Most of my 401(k) contributions were pre-tax contributions.
However, I also made some after-tax Roth 401(k) contributions.
I'm considering taking a distribution for the total Roth 401(k) amount as a direct rollover.
I have an existing Roth IRA account that I'd like to utilize for this transaction.
Is using the existing Roth IRA account advisable or should a separate account
be opened/designated for the rollover?
Thank you.
Comments
Hope others will comment, but that's my understanding. In my Fidelity Roth 401(k), I like how Fidelity showed "First Roth Contribution Year" and "First year of withdrawal without penalty *" ------ "*" is for 59 1/2 penalty free withdrawal, so if you are over 59 1/2, then it doesn't really matter.
There are no similar protections for Roth IRAs, so you can put after-tax and Roth 401k/403b money into existing Roth IRA.
As Secure 2.0 changed rules for RMDs from Roth 401k/403b (so, RMDs are no longer required), this isn't as urgent an issue as it was before (when Roth IRA didn't require RMDs, but Roth 401k/403b did).
Unless a debtor files for bankruptcy, rollovers receive no protection under the Bankruptcy Abuse Protection and Consumer Protection Act (BAPCPA). Seems self-evident.
Outside of bankruptcy, federal protections don't carry over to IRAs, including rollover IRAs: https://www.irahelp.com/slottreport/creditor-protection-iras
Rollover monies may still receive better protection than contributory funds in IRAs under state law, but that's not "carrying over" the 401k protection. For example: https://www.nolo.com/legal-encyclopedia/are-my-retirement-accounts-protected-from-judgment-creditors-california.html
There are no similar protections for [rollover] Roth IRAs
My guess as to where this comes from is the fact that many states afford Roth IRAs less protection than T-IRAs.
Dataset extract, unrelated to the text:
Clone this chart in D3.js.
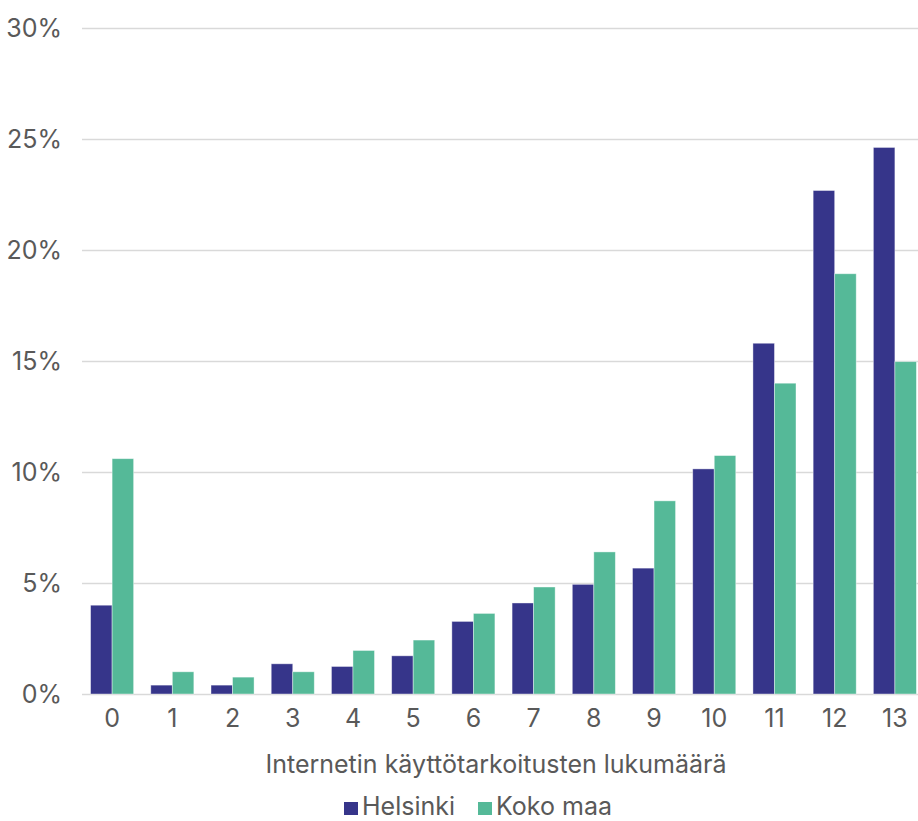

But this difference in the treatment between traditionals and Roths doesn't care where the money comes from - rollover or contribution.
As far as the BAPCPA is concerned, a rollover is a rollover, whether traditional or Roth: https://www.journalofaccountancy.com/issues/2006/jan/protectretirementassets.html
See also: https://mgoprivatewealth.com/ideas-insights/now-you-know-the-only-difference-between-a-rollover-ira-and-a-contributory-ira-bankruptcy-limits/
If you want a less wonky source, though I'm not fond of citing it, Investopedia says: https://www.investopedia.com/ask/answers/081915/my-ira-protected-bankruptcy.asp
I reside in Washington state which has strong creditor protections for "employee benefit plans."
Here's a snippet from the corresponding state law:
"The right of a person to a pension, annuity, or retirement allowance or disability allowance, or death benefits, or any optional benefit, or any other right accrued or accruing to any citizen of the state of Washington under any employee benefit plan, and any fund created by such a plan or arrangement, shall be exempt from execution, attachment, garnishment, or seizure by or under any legal process whatever."
This law specifically states that employee benefit plans include: IRAs, Roth IRAs, HSAs, 403(b) accounts, etc.
Link
https://www.thetaxadviser.com/content/dam/tta/issues/2014/jan/stateirachart.pdf
Thanks for the suggestion!
This reminds me that I should review my umbrella insurance coverage to ensure that it is still adequate.
- Buy as much as you have assets to protect; and
- Buy as much as you can afford.
Neither makes much sense.
The first because a plaintiff can go after your assets plus your insurance. This is unlike insuring for a property loss. With property you know that the most you can lose, say because of a fire, is the total value of the property.
The second doesn't make sense because it's no answer at all.
https://www.chron.com/business/enron/article/Enron-executives-may-lose-lawsuits-but-not-all-2070656.php
As far as OJ is concerned, https://whhlaw.com/oj-simpson-really-moving-florida-debt-collection/
IOW, you'd better have your ducks in a row before there's a judgment against you.
With respect to plaintiffs being constrained by contingency lawyers, submitted for your amusement: https://www.nbcnews.com/news/us-news/geico-must-pay-52-million-woman-got-hpv-sex-mans-insured-car-court-rul-rcna32831
Of course this is being appealed. Still this is the type of claim (liability for negligence) that umbrella insurance is designed for, and it illustrates that the amounts and types of claims possible are limited only by a plaintiff's imagination.